# Hymer Leisure Battery Access



## alecturn1 (Nov 13, 2009)

Hi
On my Hymer B694 i have 2 leisure batteries,one under the drivers seat and one under passenger seat.How do you get access to batteries if needed ?The front is open on both (looks as though there should be some covers on them), but the opening doesnt seem big enough to get batteries out.Do you have to remove seats and get access from the top ?
Regards
Alec


----------



## clive1821 (Mar 27, 2010)

Yes you remove the seats, well i have to in my van....


----------



## wakk44 (Jun 15, 2006)

I had 2 leisure batteries under the front seats too,I have taken them both out and fitted an Elecsol 270A/H under one of the lounge seats in their place.I like to have regular and quick access to the leisure battery as I always seem to be fiddling around in that area. :roll:


----------



## alecturn1 (Nov 13, 2009)

Thanks Clive.
it looked the only option but i just wanted to make sure, Am i right in thinking there should be some covers on the front or are they left open?
Cheers
Alec


----------



## clive1821 (Mar 27, 2010)

alecturn1 said:


> Thanks Clive.
> it looked the only option but i just wanted to make sure, Am i right in thinking there should be some covers on the front or are they left open?
> Cheers
> Alec


Yes both of my seats are open in the frount and covers in the rear side of the seats but i agree there were once covered.... still its not important...


----------



## wakk44 (Jun 15, 2006)

alecturn1 said:


> Thanks Clive.
> it looked the only option but i just wanted to make sure, Am i right in thinking there should be some covers on the front or are they left open?
> Cheers
> Alec


On mine there are 2 removable plastic covers on each seat,which makes it easy to get to the storage space which is now under each front seat.


----------



## rayrecrok (Nov 21, 2008)

Hey up.

It is via four screw bolts one of mine has an allan key broke off inside so you have to knock it round with a hammer and a screwdriver :roll: 

Either way what a ball ache, and make sure you don't pull out the small fuse on the single wire or gauges and 12 volt light above the hab door wont work, took me ages to find out, it was only when I took the battery out again I noticed the wire dangling..

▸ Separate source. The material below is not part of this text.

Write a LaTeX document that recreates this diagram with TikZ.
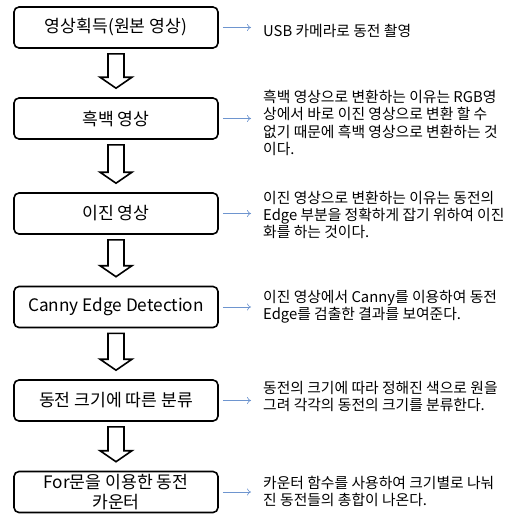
\documentclass[tikz,border=0pt]{standalone}
\usepackage{fontspec}
\setmainfont{Noto Sans CJK KR}
\usetikzlibrary{calc,arrows.meta}
\definecolor{linkblue}{HTML}{6E95CF}
\tikzset{
  stepbox/.style={draw, line width=1.6pt, rounded corners=5pt, minimum width=204pt, minimum height=41pt, inner sep=0pt, align=center, font=\fontsize{17.2}{20.5}\selectfont},
  desc/.style={anchor=west, inner sep=0pt, align=left, font=\fontsize{14.8}{17.4}\selectfont},
  link/.style={draw=linkblue, line width=0.6pt, -{To[length=4pt,width=7pt]}, shorten <=4pt, shorten >=12pt},
  blockarr/.style={draw, line width=1.6pt, fill=white, line join=miter}
}
\newcommand\blockarrow[2]{%
  \draw[blockarr] ([xshift=-8pt,yshift=-5pt]#1.south) -- ([xshift=8pt,yshift=-5pt]#1.south)
    -- ([xshift=8pt,yshift=20pt]#2.north) -- ([xshift=16pt,yshift=20pt]#2.north)
    -- ([yshift=9pt]#2.north) -- ([xshift=-16pt,yshift=20pt]#2.north)
    -- ([xshift=-8pt,yshift=20pt]#2.north) -- cycle;}
\begin{document}
\begin{tikzpicture}[x=1pt,y=-1pt]
\useasboundingbox (0,0) rectangle (524,514);
\node[stepbox] (b1) at (116,27.5) {영상획득(원본 영상)};
\node[stepbox] (b2) at (116,118.5) {흑백 영상};
\node[stepbox] (b3) at (116,213.5) {이진 영상};
\node[stepbox] (b4) at (116,307) {Canny Edge Detection};
\node[stepbox] (b5) at (116,400.5) {동전 크기에 따른 분류};
\node[stepbox] (b6) at (116,492) {For문을 이용한 동전\\카운터};

\blockarrow{b1}{b2}
\blockarrow{b2}{b3}
\blockarrow{b3}{b4}
\blockarrow{b4}{b5}
\blockarrow{b5}{b6}

\node[desc] (t1) at (263,31) {USB 카메라로 동전 촬영};
\node[desc] (t2) at (263,123) {흑백 영상으로 변환하는 이유는 RGB영\\상에서 바로 이진 영상으로 변환 할 수\\없기 때문에 흑백 영상으로 변환하는 것\\이다.};
\node[desc] (t3) at (263,215) {이진 영상으로 변환하는 이유는 동전의\\Edge 부분을 정확하게 잡기 위하여 이진\\화를 하는 것이다.};
\node[desc] (t4) at (263,306.5) {이진 영상에서 Canny를 이용하여 동전\\Edge를 검출한 결과를 보여준다.};
\node[desc] (t5) at (263,396.5) {동전의 크기에 따라 정해진 색으로 원을\\그려 각각의 동전의 크기를 분류한다.};
\node[desc] (t6) at (263,491.5) {카운터 함수를 사용하여 크기별로 나눠\\진 동전들의 총합이 나온다.};

\draw[link] (b1.east) -- (b1.east -| t1.west);
\draw[link] (b2.east) -- (b2.east -| t2.west);
\draw[link] (b3.east) -- (b3.east -| t3.west);
\draw[link] (b4.east) -- (b4.east -| t4.west);
\draw[link] (b5.east) -- (b5.east -| t5.west);
\draw[link] (b6.east) -- (b6.east -| t6.west);
\end{tikzpicture}
\end{document}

Oh and I arced the batteries wrestling the seats out which blew the main fuse, the seats are very heavy.

ray.


----------



## Geriatricbackpacker (Aug 21, 2012)

The seats are really awkward to move and heavy, like wak44 I relocated my batteries to under the lounge seat so that I could fit an invertor, solar and other peripherals. I now have a safe located under one of the seats and a Maglight on permanent charge under the other.
Covers on mine have long gone.

Terry


----------